Hi Mike! While I'm not Paul or member of Jersey team, I think this is due to historical reasons, i.e. defaults are based on what was added first. Jackson-based natural mapping was about the last thing to be added.
I personally agree in your assessment about relative merits of choices, but I also see how backwards compatibility is important -- changing defaults would change JSON structure being produced and accepted, and that would cause problems with users who have managed to get through all issues with Badgerfish & mapped notations.
But I also think there has been movement towards changing defaults slowly over time; and especially making re-configuration as simple as possible.
-+ Tatu +-
--- On Mon, 11/22/10, Mike Meessen <netmikey.ml_at_gmail.com> wrote:
From: Mike Meessen <netmikey.ml_at_gmail.com>
Subject: Jersey's default JSON notation
To: dev_at_jersey.java.net
Date: Monday, November 22, 2010, 10:01 AM
Hi there,
First of all, allow me to join the chorus: JAX-RS and Jersey are really great and fun to use! This is what web services should have been from the beginning ;-) Also, greetings to Paul Sandoz. It was a pleasure attending your talk at Devoxx in Antwerp last week :-)

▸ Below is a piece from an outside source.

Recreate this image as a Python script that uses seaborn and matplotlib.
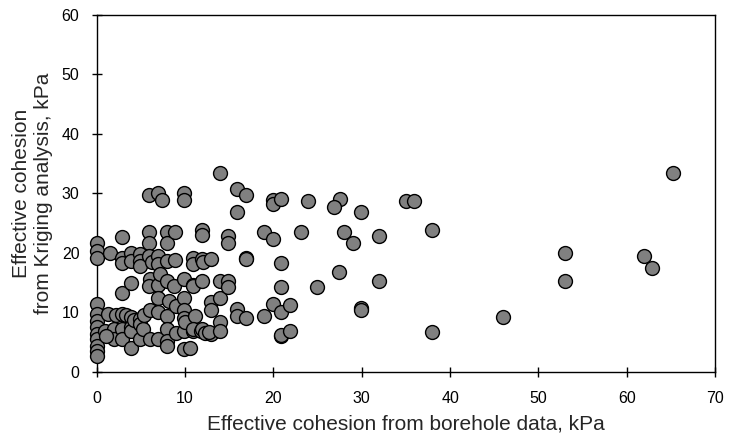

I fiddled around a bit with JAXB backed Jersey JSON output this weekend. This was also my very first time checking out JAX-RS. I tried to stay as close to JAX-RS (keeping everything non-Jersey-specific) as possible. Everything was really smooth and straight forward. There has only been one pitfall that took me quite some time to figure out: The JSON notation configuration.
By default, Jersey uses what's called the MAPPED notation. I read somewhere that this implementation was just the most straight forward one. But oddly enough, it doesn't produce valid JSON (with regard to the Java Types behind it). More precisely, numeric values are output with double quotes, which makes them strings in JSON. Same thing for boolean values. There are also a couple of issues with Lists not being represented as they should. I had to switch to the NATURAL notation in the JSONConfiguration as explained in [1], which, in turn, is not straight forward at all anymore.
I don't see why anybody would want to use the MAPPED notation, or am I missing something? From what I understood, JETTISON_MAPPED and BADGERFISH are also very special use cases so my guess is that > 90% of users would want the NATURAL notation, which is why you really should make it the default one.